The payout each player receives has certainly increased over the years.  Players must be on the active roster and must have played in 3 regular season games to be eligible for the full amount.  In the first Super Bowl, (Green Bay vs. Kansas City in 1967), the Packers' players each received $15,000, while the Chiefs got $7,500.  Last year, in Super Bowl XLV, the Packers' payout was $83,000 per player and the Steelers received $42,000 each.

Not to be forgotten is the bling - the winning team's Super Bowl rings.  The NFL foots the bill for these rings which keep getting bigger and bigger, in price and design.  The rings given to the Packers in 1967 featured a one-carat diamond and were valued at $750 each.  Today, the NFL allots the winning team up to 150 rings at a price of $5,000 per ring.  Every Super Bowl ring has on it the player's name, the score of the game, the team insignia, and the Super Bowl logo.  The team can add any other features they want to have included.  The Patriots' rings for Super Bowl XXXIX featured 124 diamonds and weighed more than a quarter pound.

What about records for the game itself?  From the NFL website, here are some super statistics:

Most points scored by a team - 55 - by San Francisco vs. Denver in Super Bowl XXIV.

Fewest points scored by a team - 3 - by Miami vs. Dallas in Super Bowl VI.

Most total points - 75 - San Francisco (49) vs. San Diego (26) in Super Bowl XXIX.

Most appearances by a team in a Super Bowl - 8 - Dallas Cowboys.

Most Super Bowl wins by a team - 6 - Pittsburgh Steelers.

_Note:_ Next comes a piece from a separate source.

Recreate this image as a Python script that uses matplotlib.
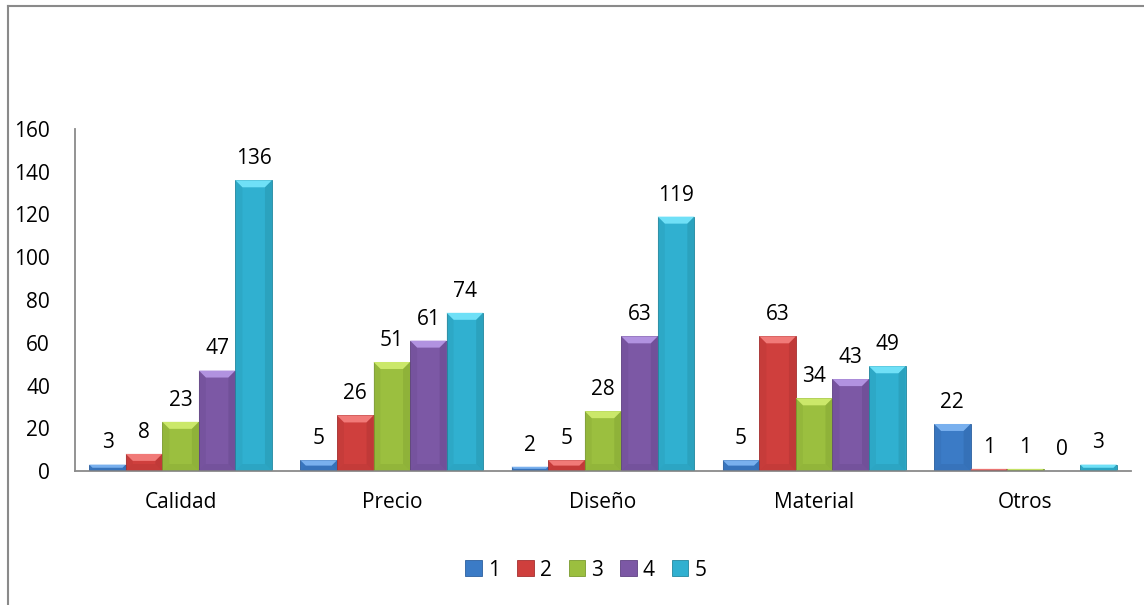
import matplotlib
matplotlib.use("Agg")
import matplotlib.pyplot as plt
from matplotlib.patches import Polygon, Patch
from matplotlib.lines import Line2D
import numpy as np

categories = ["Calidad", "Precio", "Diseño", "Material", "Otros"]
series_names = ["1", "2", "3", "4", "5"]
values = {
    "1": [3, 5, 2, 5, 22],
    "2": [8, 26, 5, 63, 1],
    "3": [23, 51, 28, 34, 1],
    "4": [47, 61, 63, 43, 0],
    "5": [136, 74, 119, 49, 3],
}
yticks = [0, 20, 40, 60, 80, 100, 120, 140, 160]

face = ["#3b7bc6", "#cf3f3d", "#9bbf3f", "#7c58a5", "#30b0d0"]
light = ["#79b0ee", "#f17a78", "#cbe86a", "#b192e0", "#6fe0f7"]
dark = ["#2c5f9e", "#a53030", "#7a9a2e", "#5f4283", "#22889f"]

plt.rcParams['font.family'] = ['Open Sans', 'DejaVu Sans']
FS = 15

fig = plt.figure(figsize=(11.44, 6.05), dpi=100)
ax = fig.add_axes([75 / 1144, 1 - 471 / 605, (1131 - 75) / 1144, (471 - 129) / 605])

n = len(series_names)
bw = 0.173
x = np.arange(len(categories))
offsets = (np.arange(n) - (n - 1) / 2) * bw

# bevel size in data units (about 7 px)
bx = 7 / 211.2
by = 7 / 2.1375

for i, s in enumerate(series_names):
    bars = ax.bar(x + offsets[i], values[s], width=bw, color=face[i],
                  edgecolor=dark[i], linewidth=0.6, zorder=2)
    for b, v in zip(bars, values[s]):
        x0, w, h = b.get_x(), b.get_width(), b.get_height()
        if h > 0:
            d = min(by, h / 2)
            dx = min(bx, w / 2) * d / by
            # lighter top chamfer
            ax.add_patch(Polygon([(x0, h), (x0 + w, h), (x0 + w - dx, h - d), (x0 + dx, h - d)],
                                 closed=True, facecolor=light[i], edgecolor='none', zorder=3))
            # darker side strips and bottom
            ax.add_patch(Polygon([(x0 + w, h), (x0 + w, 0), (x0 + w - dx, d), (x0 + w - dx, h - d)],
                                 closed=True, facecolor=dark[i], alpha=0.35, edgecolor='none', zorder=3))
            ax.add_patch(Polygon([(x0, h), (x0, 0), (x0 + dx, d), (x0 + dx, h - d)],
                                 closed=True, facecolor=dark[i], alpha=0.2, edgecolor='none', zorder=3))
            ax.add_patch(Polygon([(x0, 0), (x0 + w, 0), (x0 + w - dx, d), (x0 + dx, d)],
                                 closed=True, facecolor=dark[i], alpha=0.25, edgecolor='none', zorder=3))
        ax.annotate(str(v), xy=(x0 + w / 2, h), xytext=(0, 8), textcoords='offset points',
                    ha='center', va='bottom', fontsize=FS, color='black')

ax.set_xlim(-0.5, len(categories) - 0.5)
ax.set_ylim(0, 160)
ax.set_yticks(yticks)
ax.set_xticks(x)
ax.set_xticklabels(categories)
ax.tick_params(axis='y', length=0, pad=18, labelsize=FS)
ax.tick_params(axis='x', length=0, pad=15, labelsize=FS)
for side in ['top', 'right']:
    ax.spines[side].set_visible(False)
for side in ['left', 'bottom']:
    ax.spines[side].set_color('#8a8a8a')
    ax.spines[side].set_linewidth(1.3)

handles = [Patch(facecolor=face[i], edgecolor=dark[i], linewidth=0.6, label=s)
           for i, s in enumerate(series_names)]
fig.legend(handles=handles, loc='center', bbox_to_anchor=(586 / 1144, 1 - 570 / 605),
           ncol=n, frameon=False, fontsize=FS, handlelength=0.8, handleheight=0.8,
           handletextpad=0.3, columnspacing=0.8, borderpad=0)

# outer chart frame (left and top edges visible)
fig.add_artist(Line2D([8 / 1144, 8 / 1144], [0, 1 - 6 / 605], transform=fig.transFigure,
                      color='#8a8a8a', linewidth=1.5))
fig.add_artist(Line2D([8 / 1144, 1], [1 - 6 / 605, 1 - 6 / 605], transform=fig.transFigure,
                      color='#8a8a8a', linewidth=1.5))

fig.savefig("out.png", dpi=100)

Most games coached - 6 - Don Shula (Baltimore and Miami).

Most games won by a head coach - 4 - Chuck Noll (Pittsburgh Steelers).

Longest Field Goal - 54 yards - Steve Christie (Buffalo) vs. Dallas in Super Bowl XXVIII in Atlanta.

Most TD passes in a game - 6 - Steve Young, of San Francisco vs. San Diego - Super Bowl XXIX.

Most passing yards in one game - 414 - Kurt Warner (St. Louis) vs. Arizona - Super Bowl XXXIV.

Most passes intercepted in a Super Bowl career - 8 - John Elway (Denver) - 5 games!

Most rushing touchdowns - 3 - Terrell Davis (Denver) vs. Green Bay - Super Bowl XXXII.

Jerry Rice records - Most TD receptions in a game - 3, Most TD receptions in his Super Bowl career - 8 (in 4 gmes), Most yards receiving in one game - 215 (11 catches in Super Bowl XXIII, Most career points - 48 - (4 games, 8 TDs).

Largest crowd (and no, it wasn't at Jerry Jones' palace in Dallas) - 103,985 at the Rose Bowl in 1989 - Super Bowl XIV - Steelers vs. L.A. Rams (2011 in Dallas - attendance was 103,219).

There has never been a Super Bowl game that has gone into overtime.

Super Bowl XLVI, from Indianapolis, kicks off Sunday, Feb. 5 at 6:30 pm.  Enjoy the game!

 

Featured Book of the Month:

The Long Snapper:  A Second Chance, A Super Bowl, A Lesson for Life by Jeffrey Marx. (796.332092 K51L).

"The book chronicles the improbable and inspirational journey of Brian Kinchen, a family man and Bible school teacher three years retired from the NFL who was recalled to play for the New England Patriots in their drive to Super Bowl XXXVIII."

 

Coming Up:

The Daytona 500 on February 26, 2012 at 1:00 pm.  Last year's champion, Trevor Bayne was just 20 years and one day old when he won, making him the youngest to ever win the race.